The arc of Bill Masters’ evolution is, at this point, a slow examination of the various ways he has been broken by his life, the ways he has been torn apart and has in some sense failed to ever recover from. There are scars at his core that just won’t heal, and they have dictated not just his professional choices, but his personal decisions. He has woven himself a safety net by picking the perfect wife and becoming a respectable doctor, yet he yearns to break free. It isn’t just his study that he thinks will provide him the catharsis he searches for, though. He is also looking to Virginia to be the salve on his wounds.
This actually makes the story of Ethan Haas, who is easily my least favorite character at this point (and, I think, intentionally so) all the more relevant to the long term game the show is playing. When Ethan met Virginia, he thought she would be the perfect match to fill out his perfect life. He looked at her not as a woman but as a particularly attractive accessory; he desired her not for her self, but for what she might say to others about him. There is a long history, in pop culture and in real life, of men looking to women to save them, to complete them, to fix their problems and enrich their lives. In this equation, the woman is little more than an ‘x’ factor. This outlook deprives the woman of not just agency, but of the ability to have her own wants, needs, and desires. Beyond the inherent sexism of the outlook, it avoids something that is true about relationships from either perspective: no one can truly save another person. No one can erase your problems but you. Bill hasn’t learned that yet. Ethan hasn’t learned that yet. Virginia, though, has learned that lesson far too many times, and it is what makes her the glue that holds Masters of Sex together.
“Thank You For Coming” is more focused on Bill than on Virginia, yet her presence suffuses every aspect of the episode. Attraction to her drives the actions of Bill, Ethan, and her ex-husband George tonight. Her children provide the impetus for Bill’s fears about childhood. A chance for a window into her sexuality forces him into an obsessive fervor. This is not an episode about Virginia, but it is an episode about “Virginia,” about the idea of her in the heads of the men around her and the way they use her without her consent or her knowledge to paper over their own flaws. They idealize her as the woman who could make right all of their many wrongs. They turn her into something she could never be, and would never want to be either. As George tells us in voice over, as we watch the very real Virginia sitting at a bus stop, “This woman…is magic.” She isn’t, though, because none of us are. It’s just that all of the boys around her are stumbling on their way toward discovering that fact.

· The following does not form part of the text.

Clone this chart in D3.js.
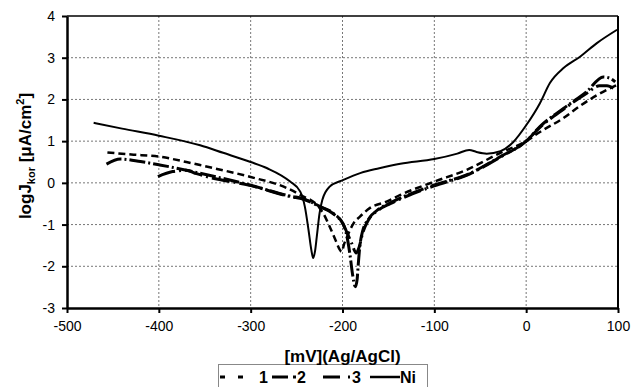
<!DOCTYPE html>
<html>
<head>
<meta charset="utf-8">
<script src="https://cdn.jsdelivr.net/npm/d3@7"></script>
<style>
  body { margin: 0; background: #fff; }
  text { font-family: "Liberation Sans", Arial, sans-serif; }
</style>
</head>
<body>
<div id="chart"></div>
<script>
// tick values
const xTicks = [-500, -400, -300, -200, -100, 0, 100];
const yTicks = [-3, -2, -1, 0, 1, 2, 3, 4];

// series 1 (short dashes): [mV, logJ]
const s1 = [[-456, 0.73], [-430, 0.68], [-400, 0.63], [-370, 0.5], [-350, 0.4], [-300, 0.14],
  [-260, -0.13], [-246, -0.29], [-225, -0.6], [-221, -0.73], [-215, -1.0], [-208, -1.35],
  [-203, -1.6], [-201, -1.65], [-198, -1.45], [-195, -1.29], [-188, -0.97], [-181, -0.81],
  [-170, -0.6], [-152, -0.45], [-137, -0.29], [-100, 0.03], [-65, 0.31], [-28, 0.72],
  [0, 1.0], [15, 1.22], [41, 1.56], [59, 1.85], [77, 2.1], [99, 2.35]];

// series 2 (dash-dot, deep dip)
const s2 = [[-457, 0.45], [-442, 0.57], [-420, 0.51], [-399, 0.43], [-355, 0.23], [-301, -0.05],
  [-254, -0.33], [-246, -0.36], [-224, -0.57], [-210, -0.73], [-199, -1.0], [-195, -1.3],
  [-192, -1.7], [-189, -2.2], [-186, -2.49], [-184, -2.3], [-183, -2.0], [-181, -1.5],
  [-178, -1.15], [-172, -0.88], [-160, -0.62], [-148, -0.48], [-100, -0.05], [-65, 0.19],
  [-28, 0.63], [0, 1.0], [15, 1.35], [41, 1.79], [66, 2.19], [84, 2.54], [92, 2.5], [97, 2.42]];

// series 3 (dash-dot)
const s3 = [[-401, 0.15], [-385, 0.27], [-370, 0.3], [-359, 0.22], [-348, 0.15], [-301, -0.06],
  [-254, -0.34], [-246, -0.37], [-224, -0.58], [-210, -0.74], [-199, -1.0], [-195, -1.2],
  [-190, -1.45], [-185, -1.68], [-182, -1.55], [-178, -1.2], [-172, -0.9], [-160, -0.64],
  [-148, -0.5], [-100, -0.07], [-65, 0.18], [-28, 0.62], [0, 1.0], [15, 1.33], [41, 1.77],
  [66, 2.15], [80, 2.33], [88, 2.33], [95, 2.27]];

// Ni (solid)
const ni = [[-471, 1.44], [-440, 1.3], [-400, 1.13], [-355, 0.9], [-330, 0.72], [-300, 0.5],
  [-282, 0.35], [-257, 0.03], [-246, -0.21], [-241, -0.57], [-237, -1.13], [-234, -1.6],
  [-232, -1.8], [-230, -1.65], [-228, -1.29], [-225, -0.73], [-222, -0.41], [-214, -0.09],
  [-199, 0.07], [-180, 0.24], [-160, 0.35], [-137, 0.46], [-100, 0.57], [-75, 0.7],
  [-62, 0.79], [-54, 0.74], [-43, 0.7], [-28, 0.76], [-14, 0.98], [0, 1.38], [15, 1.91],
  [26, 2.4], [41, 2.76], [59, 3.03], [77, 3.35], [99, 3.67]];

const seriesNames = ['1', '2', '3', 'Ni'];

const W = 631, H = 387;
const margin = { top: 16, right: 13, bottom: 79, left: 67 };
const width = W - margin.left - margin.right;
const height = H - margin.top - margin.bottom;

const svg = d3.select('#chart').append('svg')
  .attr('width', W).attr('height', H);

const g = svg.append('g')
  .attr('transform', `translate(${margin.left},${margin.top})`);

const x = d3.scaleLinear().domain([-500, 100]).range([0, width]);
const y = d3.scaleLinear().domain([-3, 4]).range([height, 0]);

// grid
g.append('g').selectAll('line')
  .data(xTicks.slice(1, -1))
  .enter().append('line')
  .attr('x1', d => x(d)).attr('x2', d => x(d))
  .attr('y1', 0).attr('y2', height)
  .attr('stroke', '#777').attr('stroke-dasharray', '2,2');
g.append('g').selectAll('line')
  .data(yTicks.slice(1, -1))
  .enter().append('line')
  .attr('x1', 0).attr('x2', width)
  .attr('y1', d => y(d)).attr('y2', d => y(d))
  .attr('stroke', '#777').attr('stroke-dasharray', '2,2');

// frame
g.append('line').attr('x1', 0).attr('x2', width).attr('y1', 0).attr('y2', 0)
  .attr('stroke', '#000').attr('stroke-width', 1.5);
g.append('line').attr('x1', width).attr('x2', width).attr('y1', 0).attr('y2', height)
  .attr('stroke', '#000').attr('stroke-width', 2);

// axes
const fmt = d => String(d);
const xAxis = g.append('g')
  .attr('transform', `translate(0,${height})`)
  .call(d3.axisBottom(x).tickValues(xTicks).tickFormat(fmt).tickSize(5).tickPadding(8).tickSizeOuter(0));
const yAxis = g.append('g')
  .call(d3.axisLeft(y).tickValues(yTicks).tickFormat(fmt).tickSize(5).tickPadding(7).tickSizeOuter(0));
[xAxis, yAxis].forEach(a => {
  a.select('.domain').attr('stroke', '#000').attr('stroke-width', 2.5);
  a.selectAll('.tick line').attr('stroke', '#000').attr('stroke-width', 2);
  a.selectAll('.tick text').attr('fill', '#000')
    .style('font-size', '14px').style('font-family', '"Liberation Sans", Arial, sans-serif');
});

// lines
const line = d3.line()
  .x(d => x(d[0]))
  .y(d => y(d[1]))
  .curve(d3.curveMonotoneX);

const styles = [
  { data: s1, width: 2.5, dash: '7,4' },
  { data: s2, width: 3, dash: '16,3,2,3' },
  { data: s3, width: 3, dash: '18,4,2,4' },
  { data: ni, width: 2, dash: null }
];

g.selectAll('.series')
  .data(styles)
  .enter().append('path')
  .attr('class', 'series')
  .attr('d', d => line(d.data))
  .attr('fill', 'none')
  .attr('stroke', '#000')
  .attr('stroke-width', d => d.width)
  .attr('stroke-dasharray', d => d.dash);

// legend
const lg = svg.append('g');
lg.append('rect')
  .attr('x', 218.5).attr('y', 364.5).attr('width', 209).attr('height', 30)
  .attr('fill', '#fff').attr('stroke', '#888');

const legendItems = [
  { x1: 220, x2: 246, dash: '5,13', w: 3, label: '1', tx: 259 },
  { x1: 272, x2: 297, dash: '16,5,3,20', w: 3, label: '2', tx: 297 },
  { x1: 323, x2: 351, dash: '17,8,2,20', w: 3, label: '3', tx: 352 },
  { x1: 370, x2: 400, dash: null, w: 2.5, label: 'Ni', tx: 400 }
];
legendItems.forEach((it, i) => {
  lg.append('line')
    .attr('x1', it.x1).attr('x2', it.x2).attr('y1', 377).attr('y2', 377)
    .attr('stroke', '#000').attr('stroke-width', it.w)
    .attr('stroke-dasharray', it.dash);
  lg.append('text')
    .attr('x', it.tx).attr('y', 383)
    .style('font-size', '16px').style('font-weight', 'bold')
    .text(seriesNames[i]);
});

// axis titles
svg.append('text')
  .attr('x', margin.left + width / 2).attr('y', 362)
  .attr('text-anchor', 'middle')
  .style('font-size', '17px').style('font-weight', 'bold')
  .text('[mV](Ag/AgCl)');

const yt = svg.append('text')
  .attr('transform', 'translate(31,156) rotate(-90)')
  .attr('text-anchor', 'middle')
  .style('font-size', '17px').style('font-weight', 'bold');
yt.append('tspan').text('logJ');
yt.append('tspan').attr('dy', 4).style('font-size', '11px').text('kor');
yt.append('tspan').attr('dy', -4).text(' [μA/cm');
yt.append('tspan').attr('dy', -7).style('font-size', '11px').text('2');
yt.append('tspan').attr('dy', 7).text(']');
</script>
</body>
</html>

This is sort of undermined and sort of reaffirmed in Ethan’s faltering first steps toward a relationship with Vivian Scully. She views Ethan as the cure-all for her previous insecurities, and when he stops viewing her as just another body to throw between himself and his feelings for Virginia, he starts to see more clearly that there is a person on the other side of all of his sexual encounters. I don’t think we’ve seen the last of Ethan’s problematic treatment of women, but I do think, for the first time tonight, there’s some potential forward movement by one of our male characters towards appreciating a woman as something more than a solution to his problems.

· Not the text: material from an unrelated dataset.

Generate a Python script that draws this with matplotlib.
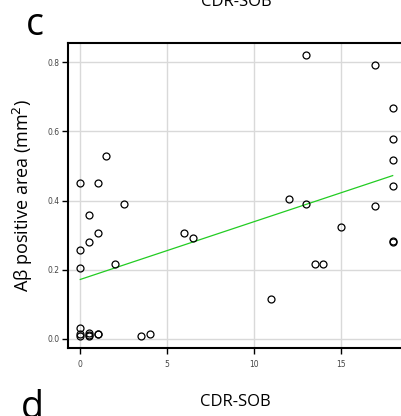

This all comes back to the relationship between Masters and Johnson, which the show is starting to develop in a potentially fascinating direction. Bill Masters is obsessed with Virginia Johnson, to be sure, but he is also, at this point, largely obsessed with solving the riddle of why he is obsessed with her. He hopes to untangle more than just the physiology of sexual response. He wants to understand the human impetus to desire, and his furtive listens to the interview with George are a new version of his suggestion, a few episodes back, that he and Virginia should engage in the study with each other. Part of Bill Masters is certainly infatuated with Virginia Johnson. But part of him also wants to try to understand what that means by studying it from the inside, and this is both unhealthy and completely understandable. To understand desire, we must understand ourselves. True self-knowledge is a difficult and elusive goal, however. So for now, our characters (or at least, our male characters) are looking hopelessly, fruitlessly outside of themselves, searching for anyone who can heal the pain they hold inside. They turn their efforts outward desperately because they fear what they’ll find if left to search inside themselves.
- That was “Where Does This Door Go?” by Mayer Hawthorne closing out the episode, another great example of the show using anachronistic music to excellent effect.
- “I am not paying you to babysit your own children, George Johnson!” “It’s win-win!”
- “Velma. It’s Velma. With a ‘v’.” “I meant to call.” “And I meant to put that on your plate.”
- “Do you give shots?” “Well, yeah, sometimes.” “I don’t like you. I don’t like him.” “She’s an incredibly perceptive child.”
- “I was made to wear those knickers until I was fourteen. Fourteen.”
- “Did you know you were good at it? Before you had them?” “I don’t know that I am good at it.”
- “It’s better late than never, son.” “Is it?”
- -“You looked so handsome in black and white.” I love the way this loops back to Ethan’s earlier comment, “Once you’ve seen Oz, who wants to go back to Kansas?” Beautiful symmetry to that.
- “Women look back, but men. They just look straight ahead. Disappointment and regret. That’s where we live. But men? They run from it.” “Toward what?” “Well, I guess toward the best distraction they can find.” “Which is?” “Toward pleasure.”